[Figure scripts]
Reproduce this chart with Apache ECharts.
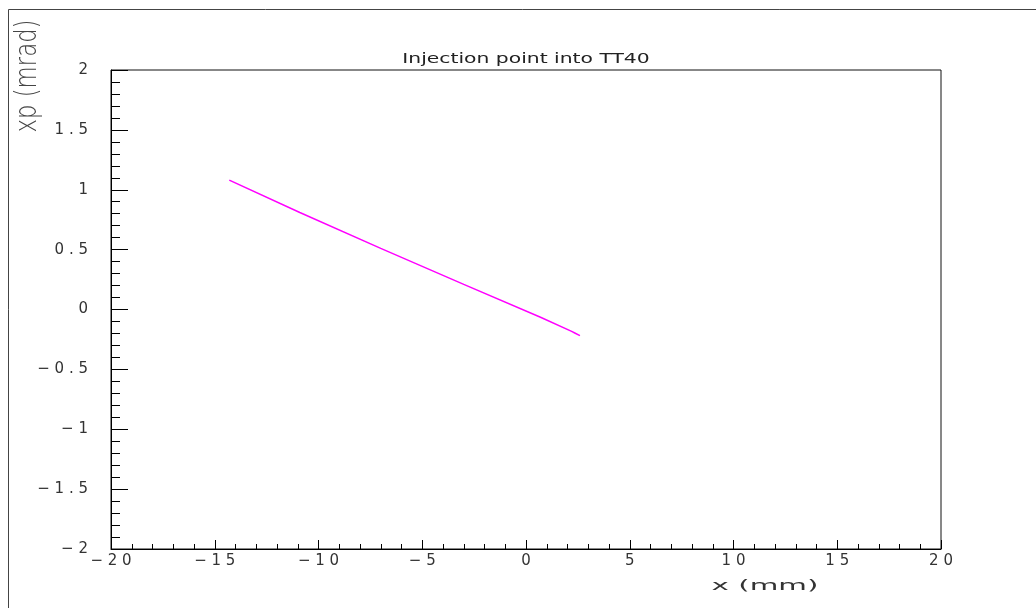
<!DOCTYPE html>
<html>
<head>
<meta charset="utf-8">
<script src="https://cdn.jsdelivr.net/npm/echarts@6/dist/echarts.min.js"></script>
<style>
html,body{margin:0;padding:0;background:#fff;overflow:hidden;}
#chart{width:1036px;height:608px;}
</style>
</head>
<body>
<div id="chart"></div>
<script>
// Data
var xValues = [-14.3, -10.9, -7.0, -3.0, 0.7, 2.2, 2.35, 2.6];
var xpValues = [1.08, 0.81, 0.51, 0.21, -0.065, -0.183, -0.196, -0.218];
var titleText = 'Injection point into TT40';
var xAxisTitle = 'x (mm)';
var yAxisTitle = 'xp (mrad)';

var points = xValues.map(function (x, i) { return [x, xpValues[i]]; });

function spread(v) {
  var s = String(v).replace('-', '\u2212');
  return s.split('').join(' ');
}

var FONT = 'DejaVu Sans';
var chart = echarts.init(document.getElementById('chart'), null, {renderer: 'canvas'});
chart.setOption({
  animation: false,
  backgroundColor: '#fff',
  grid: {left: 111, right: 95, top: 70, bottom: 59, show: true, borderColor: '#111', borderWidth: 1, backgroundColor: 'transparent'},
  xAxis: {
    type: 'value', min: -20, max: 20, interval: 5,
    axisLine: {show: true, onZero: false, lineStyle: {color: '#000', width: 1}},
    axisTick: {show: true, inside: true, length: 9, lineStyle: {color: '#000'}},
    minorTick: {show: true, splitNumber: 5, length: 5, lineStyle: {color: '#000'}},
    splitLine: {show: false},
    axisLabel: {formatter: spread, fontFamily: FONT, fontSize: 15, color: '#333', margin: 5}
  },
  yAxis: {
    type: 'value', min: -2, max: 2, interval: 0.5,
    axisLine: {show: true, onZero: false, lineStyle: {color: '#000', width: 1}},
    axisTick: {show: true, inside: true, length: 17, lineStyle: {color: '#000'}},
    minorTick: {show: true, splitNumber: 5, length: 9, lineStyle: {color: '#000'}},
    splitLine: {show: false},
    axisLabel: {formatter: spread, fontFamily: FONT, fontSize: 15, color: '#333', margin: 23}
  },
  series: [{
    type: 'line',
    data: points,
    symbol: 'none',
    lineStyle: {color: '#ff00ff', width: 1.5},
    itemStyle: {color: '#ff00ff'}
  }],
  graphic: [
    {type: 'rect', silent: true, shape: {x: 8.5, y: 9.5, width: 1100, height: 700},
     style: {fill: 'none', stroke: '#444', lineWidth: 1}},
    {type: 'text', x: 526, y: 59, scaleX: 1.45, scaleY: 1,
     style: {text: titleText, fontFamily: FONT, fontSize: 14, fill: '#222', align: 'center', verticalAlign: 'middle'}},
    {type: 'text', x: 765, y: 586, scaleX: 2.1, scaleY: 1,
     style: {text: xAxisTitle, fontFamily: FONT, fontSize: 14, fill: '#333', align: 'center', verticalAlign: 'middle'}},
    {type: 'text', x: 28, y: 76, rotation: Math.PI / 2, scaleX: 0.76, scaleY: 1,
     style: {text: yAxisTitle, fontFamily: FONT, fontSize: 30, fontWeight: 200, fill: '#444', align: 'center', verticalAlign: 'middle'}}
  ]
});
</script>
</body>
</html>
--
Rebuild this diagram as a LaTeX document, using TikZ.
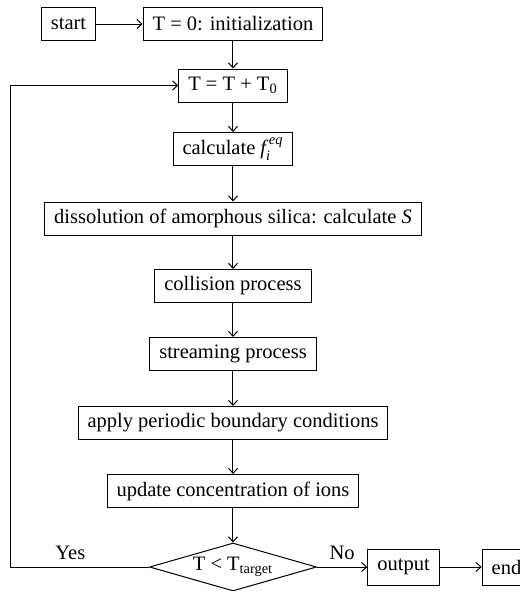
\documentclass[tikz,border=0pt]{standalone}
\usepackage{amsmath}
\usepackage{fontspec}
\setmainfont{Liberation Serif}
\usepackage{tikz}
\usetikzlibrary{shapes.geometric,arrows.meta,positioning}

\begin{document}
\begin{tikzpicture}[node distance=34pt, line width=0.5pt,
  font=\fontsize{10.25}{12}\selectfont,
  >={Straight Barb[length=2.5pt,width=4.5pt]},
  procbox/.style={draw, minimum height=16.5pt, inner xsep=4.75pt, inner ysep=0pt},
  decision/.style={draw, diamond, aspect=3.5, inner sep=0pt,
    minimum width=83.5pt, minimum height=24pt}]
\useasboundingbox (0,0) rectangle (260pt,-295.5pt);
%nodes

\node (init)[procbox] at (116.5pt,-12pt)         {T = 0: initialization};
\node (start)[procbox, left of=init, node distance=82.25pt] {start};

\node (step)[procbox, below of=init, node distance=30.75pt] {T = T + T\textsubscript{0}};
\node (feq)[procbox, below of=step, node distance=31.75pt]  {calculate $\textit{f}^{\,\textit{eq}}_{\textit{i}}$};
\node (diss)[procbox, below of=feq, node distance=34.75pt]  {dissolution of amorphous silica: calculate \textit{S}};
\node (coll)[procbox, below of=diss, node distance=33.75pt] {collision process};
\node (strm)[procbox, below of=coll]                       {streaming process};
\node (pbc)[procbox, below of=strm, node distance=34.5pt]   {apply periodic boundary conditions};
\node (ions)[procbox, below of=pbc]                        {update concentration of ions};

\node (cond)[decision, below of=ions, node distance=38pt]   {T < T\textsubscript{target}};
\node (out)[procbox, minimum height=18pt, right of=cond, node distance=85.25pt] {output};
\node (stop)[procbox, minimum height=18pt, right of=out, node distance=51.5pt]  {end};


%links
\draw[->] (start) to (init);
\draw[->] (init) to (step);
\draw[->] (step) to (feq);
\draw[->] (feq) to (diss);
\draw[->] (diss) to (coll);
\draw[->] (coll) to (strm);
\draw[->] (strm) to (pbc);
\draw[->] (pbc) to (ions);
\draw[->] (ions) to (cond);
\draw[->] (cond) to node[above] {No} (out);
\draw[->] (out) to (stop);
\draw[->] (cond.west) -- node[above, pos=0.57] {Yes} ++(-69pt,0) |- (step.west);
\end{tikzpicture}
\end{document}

WHAT THE TASK REQUIRES - Using the material above, state how many lines include the string "this". Answer with a single number.

RESPONSE - 2